Although the language in Article 21(A) appears inconsistent with Article 21(B) of the Shareholders’ Agreement, [the arbitrator], faced with these provisions, reasonably determined to use the methodology mandated by Article 21(B) and (D), which required a formula-based valuation by the Companies’ outside accountant, rather than ignoring this specific formula and the language of Article 21(B) and (D) and using an eight-year-old Certificate of Value.

. . . [The arbitrator] stayed within the confines of the four corners of the Shareholders’ Agreement, appropriately resolving a conflict among its provisions. Such resolution by [the arbitrator] constituted an interpretation of this contract which is impervious to challenge.

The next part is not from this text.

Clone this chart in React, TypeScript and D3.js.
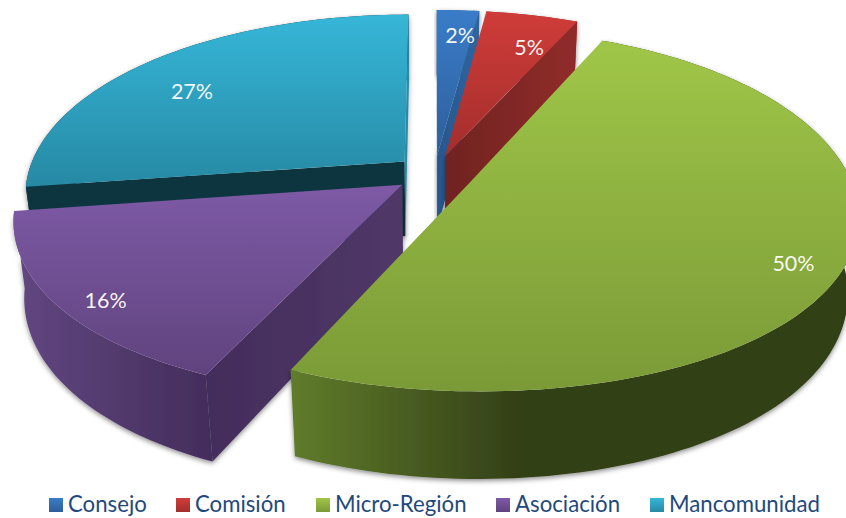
import React from "react";
import * as d3 from "d3";

const categories = ["Consejo", "Comisión", "Micro-Región", "Asociación", "Mancomunidad"];
const shares = [2.1, 4.6, 50, 16, 27.3];

const topColors = [
  ["#3a7cc8", "#2d5f9b"],
  ["#cf3c39", "#a32e2c"],
  ["#a0c648", "#7a9a37"],
  ["#7e5aa6", "#60437e"],
  ["#36b6d8", "#2689a4"],
];
const outerColors = [
  ["#2a5a92", "#2a5a92"],
  ["#8f2b29", "#8f2b29"],
  ["#607c2b", "#333f17"],
  ["#60467f", "#432d5b"],
  ["#11343f", "#11343f"],
];
const startWallColors = [
  ["#2a5a92", "#2a5a92"],
  ["#7a2523", "#7a2523"],
  ["#5a7528", "#5a7528"],
  ["#432d5b", "#503868"],
  ["#11363f", "#11363f"],
];
const endWallColors = [
  ["#28568c", "#2f659f"],
  ["#702321", "#912c2a"],
  ["#5a7528", "#5a7528"],
  ["#432d5b", "#432d5b"],
  ["#2a8ba7", "#2a8ba7"],
];
const labelNudge = [[5, -8], [9, 0], [7, 1], [-9, 0], [4, 2]];

const W = 846;
const H = 518;
const CX = 434.5;
const CY = 173.5;
const RX = 377;
const RY = 174;
const DEPTH = 76;
const PERSP_X = 0.173;
const PERSP_XQ = -0.019;
const PERSP_Y = 0.16;
const PERSP_HX = 0.025;
const PERSP_HY = 0.01;
const EXPLODE = 0.106;
const LABEL_R = 0.85;
const LABEL_H = 0.2;

type P = [number, number];

function project(wx: number, wz: number, h: number): P {
  const sx = 1 / (1 + PERSP_X * wz + PERSP_XQ * wz * wz + PERSP_HX * h);
  const sy = 1 / (1 + PERSP_Y * wz + PERSP_HY * h);
  return [CX + RX * wx * sx, CY - RY * wz * sy + DEPTH * h * sy];
}

const slices = d3.pie<number>().sort(null).value((d) => d)(shares);
const line = d3.line<P>();

function geom(start: number, end: number) {
  const mid = (start + end) / 2;
  const ox = EXPLODE * Math.sin(mid);
  const oz = EXPLODE * Math.cos(mid);
  const at = (a: number, r: number, h: number) =>
    project(ox + r * Math.sin(a), oz + r * Math.cos(a), h);
  const n = Math.max(8, Math.ceil((end - start) * 40));
  const angle = d3.scaleLinear().domain([0, n]).range([start, end]);
  const arc = (h: number) => d3.range(n + 1).map((i) => at(angle(i), 1, h));
  const apex = (h: number) => at(0, 0, h);
  return { mid, at, arc, apex };
}

function Gradient({ id, c }: { id: string; c: string[] }) {
  return (
    <linearGradient id={id} x1="0" y1="0" x2="1" y2="0">
      <stop offset="0" stopColor={c[0]} />
      <stop offset="1" stopColor={c[1]} />
    </linearGradient>
  );
}

export default function App() {
  const svgStyle: React.CSSProperties = { position: "absolute", left: 0, top: 0, display: "block" };
  const items = slices.map((s, i) => ({ s, i, g: geom(s.startAngle, s.endAngle) }));
  const order = [4, 0, 1, 3, 2];
  const legendX = [49, 176, 316, 496, 650];
  return (
    <svg width={W} height={H} style={svgStyle} fontFamily="Lato, Carlito, sans-serif">
      <defs>
        <filter id="soft" x="-5%" y="-5%" width="110%" height="110%">
          <feDropShadow dx="0" dy="2" stdDeviation="2.5" floodColor="#000" floodOpacity="0.45" />
        </filter>
        {topColors.map((c, i) => (
          <linearGradient key={i} id={`top${i}`} x1="0" y1="0" x2="0" y2="1">
            <stop offset="0" stopColor={c[0]} />
            <stop offset="1" stopColor={c[1]} />
          </linearGradient>
        ))}
        {endWallColors.map((c, i) => <Gradient key={i} id={`end${i}`} c={c} />)}
        {startWallColors.map((c, i) => <Gradient key={i} id={`start${i}`} c={c} />)}
        {outerColors.map((c, i) => {
          const xs = items[i].g.arc(1).map((p) => p[0]);
          return (
            <linearGradient key={i} id={`outer${i}`} gradientUnits="userSpaceOnUse"
              x1={i === 2 ? 290 : d3.min(xs)} y1="0" x2={i === 2 ? 520 : d3.max(xs)} y2="0">
              <stop offset="0" stopColor={c[0]} />
              <stop offset="1" stopColor={c[1]} />
            </linearGradient>
          );
        })}
      </defs>

      {order.map((i) => {
        const { g } = items[i];
        const top = g.arc(0);
        const bottom = g.arc(1);
        const a0 = g.apex(0);
        const a1 = g.apex(1);
        const startWall: P[] = [a0, top[0], bottom[0], a1];
        const endWall: P[] = [a0, top[top.length - 1], bottom[bottom.length - 1], a1];
        const outer: P[] = [...top, ...bottom.slice().reverse()];
        const face: P[] = [a0, ...top];
        return (
          <g key={i}>
            <g filter="url(#soft)">
              <path d={line(outer)! + "Z"} fill={`url(#outer${i})`} />
              {d3.polygonArea(startWall) > 0 && <path d={line(startWall)! + "Z"} fill={`url(#start${i})`} />}
              {d3.polygonArea(endWall) < 0 && <path d={line(endWall)! + "Z"} fill={`url(#end${i})`} />}
            </g>
            <path d={line(face)! + "Z"} fill={`url(#top${i})`} />
          </g>
        );
      })}

      {items.map(({ g, s, i }) => {
        const [x, y] = g.at(g.mid, LABEL_R, LABEL_H);
        return (
          <text key={i} x={x + labelNudge[i][0]} y={y + labelNudge[i][1]} fill="#fff" fillOpacity={0.95}
            fontSize={21.5} textAnchor="middle" dominantBaseline="central">
            {`${Math.round(s.data)}%`}
          </text>
        );
      })}

      {categories.map((c, i) => (
        <g key={c}>
          <rect x={legendX[i]} y={498} width={14} height={14} fill={`url(#top${i})`} />
          <text x={legendX[i] + 19} y={512} fill="#1f497d" fontSize={22.2}>{c}</text>
        </g>
      ))}
    </svg>
  );
}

Justice Demarest also rejected Pisane’s bid to vacate the arbitrator’s award of Feig’s attorney’s fees, finding that his determination that Feig was the “successful party” as that term was used in the arbitration clause’s fee-shifting provision “was borne out by the fact that Feig’s interpretation of the Shareholders’ agreement was the one adopted by [the arbitrator].”

In addition to confirming the arbitration award, Justice Demarest also granted Feig’s application for reimbursement of his legal fees incurred in connection with opposing Pisane’s motion to vacate the award and in cross-moving to confirm the award, under the provision in the arbitration clause stating, “If a successful party to the arbitration shall be required to resort to court action to enforce any award in arbitration, the losing party agrees to pay for the other parties’ counsel fees and the costs and disbursements of such action or proceeding.”

With the offset of the legal fees awarded by the arbitrator plus the additional legal fees to be determined by the court, it can be anticipated that the net amount to be paid to Pisane for his 42.5% stock interest will be significantly less than $500,000.

Imperfections and ambiguities in shareholders’ agreements, like any other form of contract, can lead to legal disputes requiring adjudication. What the Pisane case reinforces above all is that the courts’ limited authority to review arbitral decisions, to determine if the arbitrator exceeded his or her power, may not be used as a vehicle for second guessing the judgments made by arbitrators in resolving such contract construction disputes. Were the rule otherwise, arbitration, instead of being a final destination, would become a way station en route to new rounds of adjudication by the courts, which would run counter to fundamental public policy encouraging arbitration as an expeditious and informal means of resolving civil disputes.